1769-06-12, de Voltaire [François Marie Arouet] à François Joachim de Pierres, cardinal de Bernis.
Viva il cardinale Bembo e la poësia!

J'ai lu, je ne sais où, que le cardinal Bembo était d'une très ancienne maison, et que de plus il était fort aimable; mais que c'était la poësia qui avait commencé à le faire connaître, et que sans les belles Lettres il n'aurait pas fait une grande fortune. Il était réellement très bon poëte; car,

Sapere est et principium et fons.

Vôtre Eminence sait elle que vôtre correspondant Mr Le Duc De Choiseul est aussi nôtre confrère? Il y a quelques années qu'étant piqué au jeu sur une affaire fort extraordinaire, il m'envoia une vingtaine de stances de sa façon qu'il fit en moins de deux jours. Elles étaient nobles, elles étaient fières, il y en avait de très agréables. L'ouvrage en tout était fort singulier. Je vous confie celà comme a un archevêque sous le secret de la confession.

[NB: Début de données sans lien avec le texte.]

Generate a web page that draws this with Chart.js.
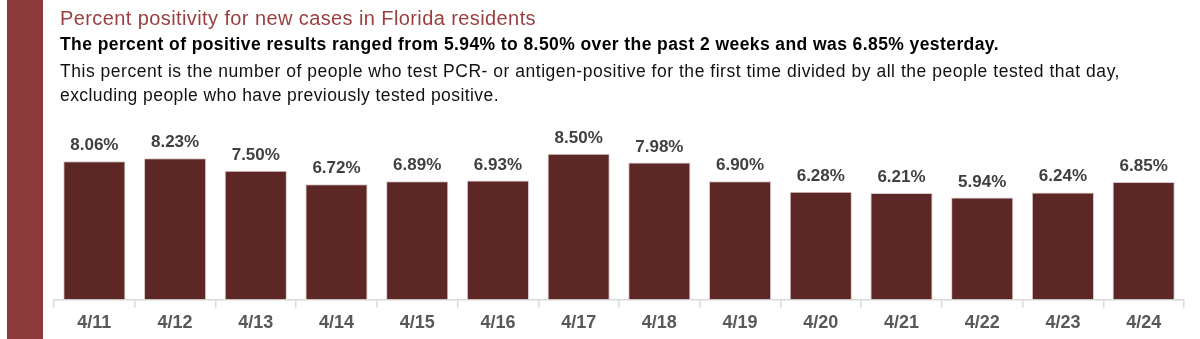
<!DOCTYPE html>
<html>
<head>
<meta charset="utf-8">
<script src="https://cdn.jsdelivr.net/npm/chart.js@4/dist/chart.umd.min.js"></script>
<style>
  html, body { margin: 0; padding: 0; background: #fff; }
  #wrap { position: relative; width: 1200px; height: 339px; overflow: hidden; font-family: "Liberation Sans", Arial, sans-serif; }
  #side { position: absolute; left: 7px; top: 0; width: 36px; height: 339px; background: #8c3a3a; }
  .t { position: absolute; left: 60px; white-space: nowrap; line-height: 1; }
  #title { top: 8.1px; font-size: 20px; color: #9a3f3f; }
  #sub { top: 35.9px; font-size: 17.5px; font-weight: bold; color: #000; }
  #l1 { top: 62.9px; font-size: 17.5px; color: #111; }
  #l2 { top: 86.9px; font-size: 17.5px; color: #111; }
  #c { position: absolute; left: 0; top: 0; }
</style>
</head>
<body>
<div id="wrap">
  <div id="side"></div>
  <canvas id="c" width="1200" height="339"></canvas>
  <div class="t" id="title" data-w="476">Percent positivity for new cases in Florida residents</div>
  <div class="t" id="sub" data-w="939">The percent of positive results ranged from 5.94% to 8.50% over the past 2 weeks and was 6.85% yesterday.</div>
  <div class="t" id="l1" data-w="1060">This percent is the number of people who test PCR- or antigen-positive for the first time divided by all the people tested that day,</div>
  <div class="t" id="l2" data-w="439">excluding people who have previously tested positive.</div>
</div>
<script>
// fit text widths to the reference by letter spacing
document.querySelectorAll('.t').forEach(el => {
  const target = parseFloat(el.dataset.w);
  const w = el.getBoundingClientRect().width;
  const n = el.textContent.length;
  el.style.letterSpacing = ((target - w) / n) + 'px';
});

const categories = ["4/11","4/12","4/13","4/14","4/15","4/16","4/17","4/18","4/19","4/20","4/21","4/22","4/23","4/24"];
const positivity = [8.06, 8.23, 7.50, 6.72, 6.89, 6.93, 8.50, 7.98, 6.90, 6.28, 6.21, 5.94, 6.24, 6.85];

const valueLabels = {
  id: 'valueLabels',
  afterDatasetsDraw(chart) {
    const ctx = chart.ctx;
    const meta = chart.getDatasetMeta(0);
    ctx.save();
    ctx.font = 'bold 17px "Liberation Sans", Arial, sans-serif';
    ctx.fillStyle = '#404040';
    ctx.textAlign = 'center';
    ctx.textBaseline = 'alphabetic';
    meta.data.forEach((bar, i) => {
      ctx.fillText(positivity[i].toFixed(2) + '%', bar.x, bar.y - 11);
    });
    ctx.restore();
  }
};

new Chart(document.getElementById('c'), {
  type: 'bar',
  data: {
    labels: categories,
    datasets: [{
      data: positivity,
      backgroundColor: '#5c2725',
      borderColor: '#d8c8c8',
      borderWidth: 1,
      borderSkipped: 'bottom',
      categoryPercentage: 0.77,
      barPercentage: 1.0
    }]
  },
  options: {
    responsive: false,
    animation: false,
    events: [],
    layout: { padding: { left: 54, right: 16, top: 128, bottom: 0 } },
    plugins: { legend: { display: false }, tooltip: { enabled: false } },
    scales: {
      y: { display: false, min: 0, max: 10 },
      x: {
        offset: true,
        border: { display: true, color: '#d9d9d9', width: 1.5 },
        grid: { display: true, offset: true, drawOnChartArea: false, drawTicks: true, tickLength: 8, color: '#d9d9d9', lineWidth: 1.5 },
        ticks: { color: '#595959', font: { family: '"Liberation Sans", Arial, sans-serif', size: 18, weight: 'bold' }, padding: 5 }
      }
    }
  },
  plugins: [valueLabels]
});
</script>
</body>
</html>
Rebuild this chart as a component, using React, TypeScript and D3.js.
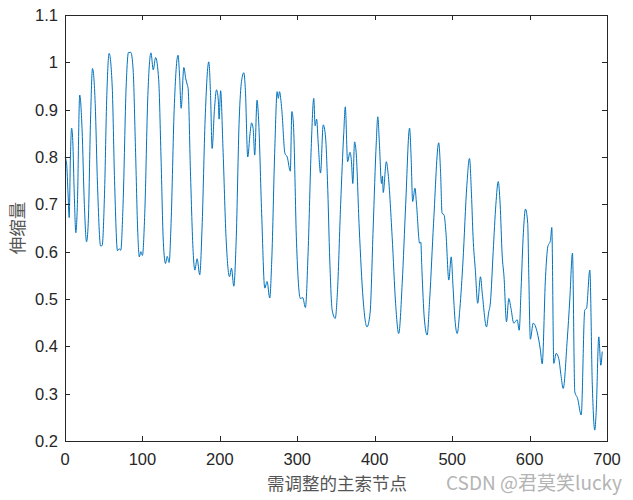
import React, { useEffect, useRef } from "react";
import * as d3 from "d3";

const xTicks = [0, 100, 200, 300, 400, 500, 600, 700];
const yTicks = [0.2, 0.3, 0.4, 0.5, 0.6, 0.7, 0.8, 0.9, 1, 1.1];

const nodeX = [
  0, 2, 4, 5.4, 7, 8.5, 10, 12, 14, 16, 19, 22, 25, 27.8, 30, 33, 35.5, 39, 42, 46, 48, 51, 54, 57, 61, 64, 67.8, 70, 72, 75,
  79, 82, 85, 88, 91, 94, 96, 98, 100, 103, 107, 111, 114, 117, 121, 124, 127, 129.8, 132, 134.5, 137, 141, 146, 148, 150,
  153.5, 156, 158, 159, 162, 165.5, 167.7, 170.6, 174, 177, 181, 185.7, 188, 190, 193, 195.7, 198, 199, 201, 204, 208,
  212.5, 215, 218, 221, 225, 228, 231, 233, 236, 239, 241, 243, 245, 248, 250, 254, 258, 261, 264.4, 267, 271, 274,
  275.5, 277, 280, 284, 287, 291, 293, 295, 299, 304, 307, 310.5, 314, 318, 321.3, 323, 325, 327, 330, 333.5, 336.5,
  339, 342, 345, 349, 352, 356, 360, 362, 365, 368, 370, 371.7, 374, 376, 380, 385, 390, 394, 398, 402, 404, 406, 408.8,
  410, 411, 415, 417, 422.5, 427, 431, 435.5, 440, 445, 447, 449, 452, 454, 458, 459.5, 461, 464, 467.7, 471, 476,
  482.7, 485, 487, 489.5, 492, 495.7, 498.8, 501, 504, 506.5, 510, 514, 519, 522.4, 525, 527, 530, 533, 536.6, 539,
  544.4, 547, 549.5, 553, 556.5, 559.5, 562, 564.6, 567, 570.2, 573.2, 576, 579.6, 584, 586.6, 589, 592, 594.7, 597.6,
  599, 601, 604.7, 609.8, 614, 616.3, 620.6, 623.5, 627, 628.7, 631.3, 634.3, 637.7, 640.8, 643.4, 648.6, 652, 655.4,
  658.4, 662, 666.7, 671.3, 673.5, 677.8, 681, 684.2, 686, 689.4, 692, 693.8,
];

const stretch = [
  0.8, 0.787, 0.72, 0.672, 0.8, 0.861, 0.835, 0.72, 0.64, 0.7, 0.931, 0.86, 0.7, 0.621, 0.66, 0.88, 0.987, 0.913, 0.74,
  0.612, 0.613, 0.72, 0.93, 1.019, 0.948, 0.75, 0.602, 0.606, 0.603, 0.7, 0.95, 1.021, 1.021, 0.984, 0.82, 0.64, 0.589,
  0.6, 0.592, 0.68, 0.93, 1.02, 0.984, 1.01, 0.963, 0.8, 0.62, 0.575, 0.59, 0.577, 0.66, 0.9, 1.015, 0.97, 0.903, 0.989,
  0.965, 0.952, 0.945, 0.77, 0.6, 0.561, 0.585, 0.551, 0.65, 0.88, 1.001, 0.93, 0.818, 0.9, 0.942, 0.92, 0.88, 0.94,
  0.82, 0.63, 0.547, 0.565, 0.527, 0.62, 0.88, 0.96, 0.978, 0.94, 0.8, 0.85, 0.872, 0.86, 0.804, 0.92, 0.88, 0.68,
  0.523, 0.537, 0.502, 0.58, 0.82, 0.938, 0.924, 0.938, 0.9, 0.808, 0.8, 0.77, 0.896, 0.87, 0.62, 0.501, 0.503, 0.482,
  0.6, 0.82, 0.924, 0.866, 0.88, 0.83, 0.766, 0.868, 0.842, 0.75, 0.58, 0.477, 0.459, 0.52, 0.7, 0.85, 0.906, 0.79,
  0.81, 0.79, 0.744, 0.832, 0.81, 0.65, 0.5, 0.441, 0.47, 0.65, 0.83, 0.885, 0.83, 0.744, 0.76, 0.725, 0.79, 0.77,
  0.632, 0.49, 0.427, 0.533, 0.7, 0.861, 0.8, 0.706, 0.734, 0.7, 0.618, 0.62, 0.56, 0.46, 0.424, 0.5, 0.66, 0.83, 0.77,
  0.681, 0.678, 0.64, 0.54, 0.589, 0.53, 0.45, 0.427, 0.48, 0.58, 0.74, 0.797, 0.72, 0.632, 0.56, 0.491, 0.547, 0.51,
  0.441, 0.47, 0.494, 0.6, 0.7, 0.748, 0.7, 0.593, 0.547, 0.452, 0.501, 0.48, 0.449, 0.456, 0.434, 0.52, 0.64, 0.69,
  0.66, 0.55, 0.415, 0.449, 0.43, 0.392, 0.363, 0.547, 0.61, 0.624, 0.651, 0.364, 0.385, 0.374, 0.336, 0.311, 0.413,
  0.5, 0.597, 0.304, 0.29, 0.255, 0.477, 0.48, 0.561, 0.32, 0.223, 0.26, 0.42, 0.36, 0.389,
];

const W = 633;
const H = 500;
const M = { left: 65, right: 607, top: 15, bottom: 441 };

export default function App() {
  const ref = useRef<SVGSVGElement>(null);

  useEffect(() => {
    const svg = d3.select(ref.current);
    svg.selectAll("*").remove();

    const x = d3.scaleLinear().domain([0, 700]).range([M.left, M.right]);
    const y = d3.scaleLinear().domain([0.2, 1.1]).range([M.bottom, M.top]);
    const axisColor = "#262626";
    const font = "'Liberation Sans', Arial, sans-serif";
    const tick = 5;

    svg.append("rect").attr("width", W).attr("height", H).attr("fill", "#fff");

    const data = nodeX.map((v, i) => [v, stretch[i]] as [number, number]);
    const line = d3
      .line<[number, number]>()
      .x((d) => x(d[0]))
      .y((d) => y(d[1]))
      .curve(d3.curveMonotoneX);

    svg
      .append("path")
      .attr("d", line(data))
      .attr("fill", "none")
      .attr("stroke", "#0072BD")
      .attr("stroke-width", 1)
      .attr("stroke-linejoin", "round");

    const g = svg.append("g").attr("stroke", axisColor).attr("stroke-width", 1).attr("shape-rendering", "crispEdges");
    g.append("rect")
      .attr("x", M.left)
      .attr("y", M.top)
      .attr("width", M.right - M.left)
      .attr("height", M.bottom - M.top)
      .attr("fill", "none");

    xTicks.forEach((t) => {
      const px = Math.round(x(t)) + 0.5;
      g.append("line").attr("x1", px).attr("x2", px).attr("y1", M.bottom).attr("y2", M.bottom - tick);
      g.append("line").attr("x1", px).attr("x2", px).attr("y1", M.top).attr("y2", M.top + tick);
      svg
        .append("text")
        .attr("x", x(t))
        .attr("y", M.bottom + 24)
        .attr("text-anchor", "middle")
        .attr("font-family", font)
        .attr("font-size", 16.5)
        .attr("fill", axisColor)
        .text(String(t));
    });

    yTicks.forEach((t) => {
      const py = Math.round(y(t)) + 0.5;
      g.append("line").attr("x1", M.left).attr("x2", M.left + tick).attr("y1", py).attr("y2", py);
      g.append("line").attr("x1", M.right).attr("x2", M.right - tick).attr("y1", py).attr("y2", py);
      svg
        .append("text")
        .attr("x", M.left - 7)
        .attr("y", y(t) + 6)
        .attr("text-anchor", "end")
        .attr("font-family", font)
        .attr("font-size", 16.5)
        .attr("fill", axisColor)
        .text(d3.format("~g")(t));
    });

    const cjk = "'Noto Sans CJK SC', 'Noto Sans', sans-serif";
    svg
      .append("text")
      .attr("x", 337)
      .attr("y", 490)
      .attr("text-anchor", "middle")
      .attr("font-family", cjk)
      .attr("font-size", 17.5)
      .attr("fill", "#555555")
      .text("需调整的主索节点");

    svg
      .append("text")
      .attr("transform", `translate(24, ${(M.top + M.bottom) / 2}) rotate(-90)`)
      .attr("text-anchor", "middle")
      .attr("font-family", cjk)
      .attr("font-size", 17.5)
      .attr("fill", "#555555")
      .text("伸缩量");

    svg
      .append("text")
      .attr("x", 622)
      .attr("y", 490)
      .attr("text-anchor", "end")
      .attr("font-family", cjk)
      .attr("font-size", 19)
      .attr("fill", "#b4b4b4")
      .text("CSDN @君莫笑lucky");
  }, []);

  return (
    <svg
      ref={ref}
      width={W}
      height={H}
      style={{ position: "absolute", left: 0, top: 0, display: "block" }}
    />
  );
}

Je ne crois pas que Clément 14 soit un Bembo, mais puisque vous l'avez choisi il mérite sûrement la petite place que vous lui avez donnée. Or, Monseigneur, comme dans les petites places on peut faire de petites grâces, il peut m'en faire une, et je vous demande vôtre protection. Elle ne coûtera rien ni à sa sainteté, ni à vôtre Eminence, ni à moi; il ne s'agit que de la permission de porter la perruque. Ce n'est pas pour mon vieux cerveau brûlé que je demande cette grâce, c'est pour un autre vieillard (cy devant soi disant jésuite, ne vous en déplaise) lequel me sert d'aumônier.

Ferney est comme Alby, auprès des montagnes, mais nôtre hiver est incomparablement plus rude que celui d'Alby. Je vous de ma fenêtre quarante lieues de la partie des Alpes qui est couverte d'une neige éternelle. Les Russes qui sont venus chez moi m'ont avoué que la Sibérie est un climat plus doux que le mien au mois de Décembre et de Janvier. Nos curés qui sont nés dans le païs peuvent suporter l'horreur de nos frimats; et quoi qu'ils soient tous des têtes à perruque ils n'en portent cependant pas, ils ont même fait vœu d'être chauves en disant la messe. Mon aumônier est Lorrain; il a été élevé en Bourgogne, il n'a point fait le vœu de s'enrumer, il est malade, et sujet à de violents rhumatismes; il priera Dieu de tout son cœur pour vôtre Eminence, si vous voulez bien avoir la bonté d'emploier l'autorité du vicaire de Jesus Christ pour couvrir le crâne de ce pauvre diable.

Je ne vous cacherai point que nôtre Evêque d'Annecy est un fanatique, un homme à billets de confession, à refus de sacrements. Il a été vicaire de paroisse à Paris, et s'y est fait des affaires pour ces belles équipées. En un mot, j'ai besoin de toute la plénitude du pouvoir apostolique pour coëffer celui qui me dit la messe. Je ne puis avoir d'autre aumônier que lui; il est à moi depuis près de dix ans; il me serait impossible d'en trouver un autre qui me convint autant. Je vous aurai une très grande obligation. Monseigneur, si vous daignez m'envoier le plutôt qu'il sera possible, un beau bref à perruque.

Je ne sais si vous avez continué Mr L'archevêque de Calcédoine dans son poste de secrétaire d'état des brefs. Je me doute que non, mais qui que ce soit qui ait cette place, j'imagine qu'il est vôtre secrétaire. Vôtre Eminence gouverne Rome et la barque de St Pierre, ou je me trompe fort. Si je n'obtiens pas ce que je demande je m'en prendrai à vous.

Ma Lettre n'a rien d'un bref, elle est trop longue; je vous suplie de me pardonner et de conserver pour ma vieille tête et pour mon jeune cœur des bontés dont je fais plus de cas que de toutes les perruques possibles.

NB: Voicy un petit mémoire du supliant. C'est trop abuser de vôtre charité que de vous suplier d'ordonner que la suplique soit rédigée selon la forme usitée.

NB. M: Le Duc De Choiseul me fit avoir haut la main de la part de Clément 13 des reliques pour l'autel de ma paroisse. Mr Le Carindal Bembo n'aura t-il pas le pouvoir de me faire avoir une tignasse de Clément 14?

Agréez le très tendre respect du radoteur

V.

NB. Peut être que le nom d'ex-jésuite n'est pas un titre pour obtenir des faveurs, mais peut être aussi quand on abolit le corps on ne refusera pas à des particuliers des grâces qui sont sans conséquence.

Daignez répondre à mon verbiage quand V: E: aura un moment de loisir.